Security Policies and Procedures

All of the security measures we have discussed will stem from the security policies and procedures that you implement and maintain for your business.  As we have seen, these are essential to the work of your employees and the secure operation of your business.  They also help you to avoid liability under UK law.  

They will range from carrying out regular security risk assessments, to checking the identity and validity of your suppliers and business contacts.  You will need policies which set out your preferred rules for e-mail and internet usage, and must make sure that your employees are aware that their e-mail communications and internet access may be checked for any breach of the rules.  It is important to note here that the law (the Regulation of Investigatory Powers Act 2000) starts from the assumption that employees have rights of privacy, so care must be taken in the implementation of any monitoring procedures for checking employees and their systems usage.  But, along with the right technology, your security policies and procedures should protect both your business and your employees.

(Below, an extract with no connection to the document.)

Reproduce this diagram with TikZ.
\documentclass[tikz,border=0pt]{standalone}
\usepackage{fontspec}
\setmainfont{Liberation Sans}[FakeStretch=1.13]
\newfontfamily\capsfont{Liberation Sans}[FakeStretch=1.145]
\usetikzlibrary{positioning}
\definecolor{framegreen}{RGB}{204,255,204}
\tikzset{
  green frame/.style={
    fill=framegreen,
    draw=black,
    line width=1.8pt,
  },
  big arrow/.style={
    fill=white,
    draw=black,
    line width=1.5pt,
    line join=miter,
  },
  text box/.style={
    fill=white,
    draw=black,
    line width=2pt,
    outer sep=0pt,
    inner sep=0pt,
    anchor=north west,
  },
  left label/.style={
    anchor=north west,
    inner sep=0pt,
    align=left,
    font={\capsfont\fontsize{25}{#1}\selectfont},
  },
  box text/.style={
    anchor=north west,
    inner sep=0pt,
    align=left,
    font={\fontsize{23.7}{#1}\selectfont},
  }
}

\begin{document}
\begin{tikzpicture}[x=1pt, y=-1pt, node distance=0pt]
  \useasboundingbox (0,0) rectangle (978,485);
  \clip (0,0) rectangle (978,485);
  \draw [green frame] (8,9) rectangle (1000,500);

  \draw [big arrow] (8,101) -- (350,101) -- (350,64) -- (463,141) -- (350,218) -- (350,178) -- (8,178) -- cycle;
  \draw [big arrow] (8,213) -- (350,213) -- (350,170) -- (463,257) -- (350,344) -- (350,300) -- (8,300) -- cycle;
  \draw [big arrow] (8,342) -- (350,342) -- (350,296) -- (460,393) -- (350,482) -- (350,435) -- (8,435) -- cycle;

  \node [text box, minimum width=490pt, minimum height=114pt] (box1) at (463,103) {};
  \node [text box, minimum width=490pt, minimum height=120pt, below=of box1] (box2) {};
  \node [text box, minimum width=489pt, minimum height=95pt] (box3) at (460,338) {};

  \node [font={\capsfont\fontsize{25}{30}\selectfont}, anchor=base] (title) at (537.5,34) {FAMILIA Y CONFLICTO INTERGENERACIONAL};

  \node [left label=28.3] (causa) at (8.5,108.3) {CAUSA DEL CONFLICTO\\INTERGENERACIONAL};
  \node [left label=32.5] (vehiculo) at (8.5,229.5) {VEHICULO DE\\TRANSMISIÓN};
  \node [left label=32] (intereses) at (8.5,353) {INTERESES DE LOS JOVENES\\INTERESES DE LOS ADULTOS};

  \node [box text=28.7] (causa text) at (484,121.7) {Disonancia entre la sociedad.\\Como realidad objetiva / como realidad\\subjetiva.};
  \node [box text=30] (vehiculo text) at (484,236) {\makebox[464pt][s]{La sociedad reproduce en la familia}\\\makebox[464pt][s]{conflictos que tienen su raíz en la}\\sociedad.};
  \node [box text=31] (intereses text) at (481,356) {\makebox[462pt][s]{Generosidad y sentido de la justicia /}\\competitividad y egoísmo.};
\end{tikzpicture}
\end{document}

Importantly, you should combine your approach to security with your employment policies.  For example, by making background security checks on all prospective employees and including the security policies and procedures as part of your employment terms so that employees appreciate their importance.  If there are security problems, then penalties can be imposed and action taken via internal disciplinary procedures.

On-going education and training will support your employees and will help to ensure that they understand the security policies and procedures, and can apply them appropriately.  If confidential data was personal to them, was at risk and could be financially damaging, then they would certainly protect it!

As we have seen, security is a two-way process and you need to have your employees on your side, so implementing firm, but workable policies combined with centrally-controlled security technology should help to ensure that your business satisfies your legal obligations and is protected from IT security risks.